The well is privately owned and has been in that spot since 1968. The owners of the well were able to provide a quick fix to the gas leak, but the entire well must be removed completely.

Along with it, many of the symbolic trees had to be cut down, in order to make room for the equipment and access to the well.

“It`s a tough situation, and no one wanted to remove the trees,” Zumwalt said, “but unfortunately for the safety of the situation it was determined that they did have to be removed.”

The mess comes just a month before the 24th anniversary of the bombing.

“There`s probably going to be a few tears shed from some of the family,” said bombing survivor Florence Rogers. “This is the time of the year on just such a day as we’ve had today that the memories really come flooding back.”

Zumwalt said the state is working with the National Bombing Memorial to determine the best way to get the grove back to what it once was, though no plan has been decided on yet.

“Make sure this area is restored in the way that is respectful to the families and the victims of the bombing,” Zumwalt said.

She added that no other well will replace the one being removed.

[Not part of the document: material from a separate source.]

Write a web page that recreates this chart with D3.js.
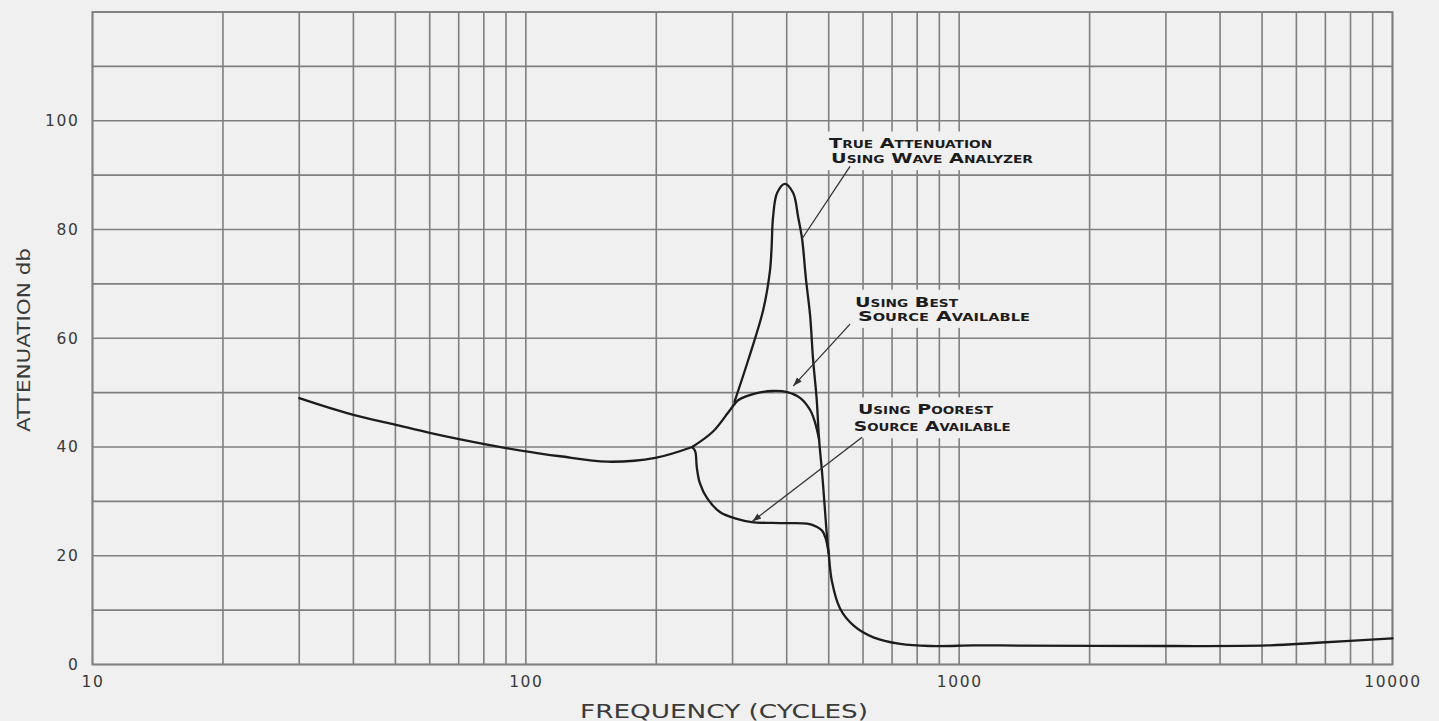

News 4 received the following statement from The Oklahoma City National Memorial and Museum:

“We were surprised to learn from a local TV station that trees were being cut down. We have reached out to the Office of Management and Enterprise Services and asked for a meeting immediately to resolve the issue but are also being told it was a hazardous gas leak and they had to move on it immediately. We will work with the Office of Management and Enterprise Services to ensure the trees are properly put back and the Iowa Tree Grove is restored.”